Diane Meyer Simon (born Diane Irene Meyer) (born 1946) is an environmental and political activist, and the founder and leader of Global Green USA and a member of the Green Cross International's (GCI) Honorary Board. She is the former wife of Indiana real-estate billionaire Herbert Simon.

She is from Nappanee, Indiana.

==Early life and education==
Meyer was an only child, born in 1946 to a French father and a Swiss-French mother. Her father worked as a teacher, a United States Air Force pilot, and medical doctor. Her mother worked as a teacher and a nurse.

Simon earned a B.A. in psychology at Butler University in 1968.

She has worked as an administrator and political staffer for liberal Democratic Senator Birch Bayh of Indiana.

Simon also became Indianapolis's Woman of the Year in 1985.

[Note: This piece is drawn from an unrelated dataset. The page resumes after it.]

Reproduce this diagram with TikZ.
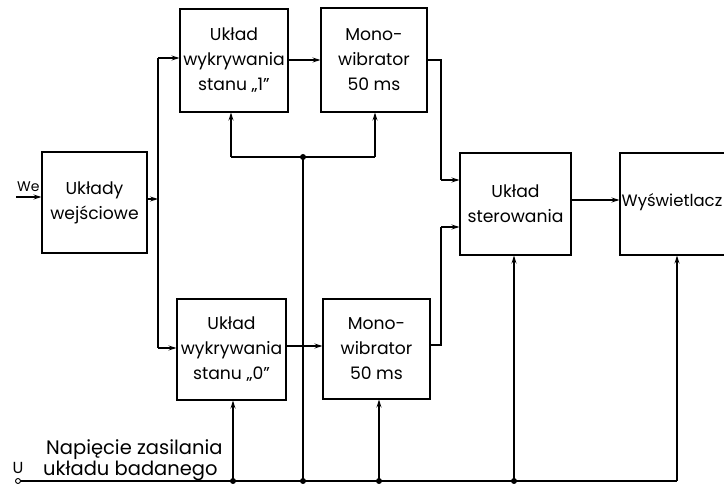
\documentclass[tikz,border=0pt]{standalone}
\usepackage{fontspec}
\setmainfont{Poppins}
\usetikzlibrary{arrows.meta}
\tikzset{
  blk/.style={draw, line width=1.1pt, inner sep=0pt, align=center, font=\fontsize{17.2}{25}\selectfont},
  conn/.style={line width=1.1pt, -{Stealth[length=8pt,width=5pt,inset=3pt]}},
  wire/.style={line width=1.1pt},
  jdot/.style={circle, fill=black, inner sep=0pt, minimum size=6pt},
  lbl/.style={inner sep=0pt, font=\fontsize{19.5}{21}\selectfont}
}
\begin{document}
\begin{tikzpicture}[x=1pt,y=-1pt]
\useasboundingbox (0,0) rectangle (724,486);
\clip (0,0) rectangle (724,486);
\fill[white] (0,0) rectangle (724,486);
% boxes
\node[blk, minimum width=105pt, minimum height=101pt] (we) at (94.5,202.5) {Układy\\wejściowe};
\node[blk, minimum width=108pt, minimum height=103pt] (d1) at (234,60.5) {Układ\\wykrywania\\stanu „1”};
\node[blk, minimum width=106pt, minimum height=104pt] (m1) at (374,60) {Mono-\\wibrator\\50 ms};
\node[blk, minimum width=109pt, minimum height=101pt] (d0) at (231.5,349.5) {Układ\\wykrywania\\stanu „0”};
\node[blk, minimum width=107pt, minimum height=100pt] (m0) at (376.5,349) {Mono-\\wibrator\\50 ms};
\node[blk, minimum width=111pt, minimum height=102pt] (st) at (515.5,204) {Układ\\sterowania};
\node[draw, line width=1.1pt, minimum width=130pt, minimum height=102pt, inner sep=0pt] (wy) at (685,204) {};
\node[lbl, anchor=west, font=\fontsize{16.5}{21}\selectfont] (wyt) at (621.5,202) {Wyświetlacz};
% input
\coordinate (win) at (16,197);
\node[lbl, anchor=south west, font=\fontsize{14}{15}\selectfont] (welbl) at (17,192) {We};
\draw[conn] (win) -- (we.west |- win);
% split
\coordinate (sp) at (158,199);
\coordinate (sptop) at (158,58);
\coordinate (spbot) at (158,348);
\draw[conn] (we.east |- sp) -- (sp);
\draw[wire] (sptop) -- (spbot);
\draw[conn] (sptop) -- (d1.west |- sptop);
\draw[conn] (spbot) -- (d0.west |- spbot);
% detectors to monos
\draw[conn] (d1.east |- 0,60) -- (m1.west |- 0,60);
\draw[conn] (d0.east |- 0,346) -- (m0.west |- 0,346);
% monos to sterowanie
\coordinate (k1) at (441,60);
\coordinate (k2) at (441,180);
\coordinate (k3) at (441,345);
\coordinate (k4) at (441,227);
\draw[wire] (m1.east |- k1) -- (k1) -- (k2);
\draw[conn] (k2) -- (st.west |- k2);
\draw[wire] (m0.east |- k3) -- (k3) -- (k4);
\draw[conn] (k4) -- (st.west |- k4);
% sterowanie to display
\draw[conn] (st.east |- 0,200) -- (wy.west |- 0,200);
% power bus
\coordinate (u) at (18,481);
\coordinate (b1) at (233,481);
\coordinate (b2) at (303,481);
\coordinate (b3) at (379,481);
\coordinate (b4) at (514,481);
\coordinate (b5) at (677,481);
\coordinate (t) at (303,157);
\coordinate (tl) at (231,157);
\coordinate (tr) at (375,157);
\draw[wire] (u) -- (b5);
\draw[conn] (b1) -- (d0.south -| b1);
\draw[conn] (b3) -- (m0.south -| b3);
\draw[conn] (b4) -- (st.south -| b4);
\draw[conn] (b5) -- (wy.south -| b5);
\draw[wire] (b2) -- (t);
\draw[wire] (tl) -- (tr);
\draw[conn] (tl) -- (d1.south -| tl);
\draw[conn] (tr) -- (m1.south -| tr);
\node[jdot] (j1) at (b1) {};
\node[jdot] (j2) at (b2) {};
\node[jdot] (j3) at (b3) {};
\node[jdot] (j4) at (b4) {};
\node[jdot] (j5) at (t) {};
\node[circle, draw, fill=white, line width=0.9pt, inner sep=0pt, minimum size=5pt] (uterm) at (u) {};
\node[lbl, anchor=south, font=\fontsize{16}{16}\selectfont] (ulbl) at (18,474) {U};
\node[lbl, anchor=west] (n1) at (46,450) {Napięcie zasilania};
\node[lbl, anchor=west] (n2) at (43,471) {układu badanego};
\end{tikzpicture}
\end{document}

She moved to California in 1989.

In August 1993, she went to Moscow to attend an international environment conference and met with Mikhail Gorbachev. After this conference, she joined the GCI's Honorary Board and founded Global Green USA as a U.S.-based affiliate of GCI.

==Personal life==
Meyer has been married twice. Her first husband was N. Stuart Grauel, the then-Deputy Secretary of State of Indiana.

In 1981, Meyer married billionaire shopping mall developer Herbert Simon. They divorced in 2000. They have three children:
- Sarah Elisabeth Meyer Simon is an investor who lives in New York City;
- Rachel Mariam Meyer Simon is an artist and philanthropist living in Indianapolis with her husband Hale Stuart; and
- Asher Benjamin Meyer Simon is an artist in Los Angeles.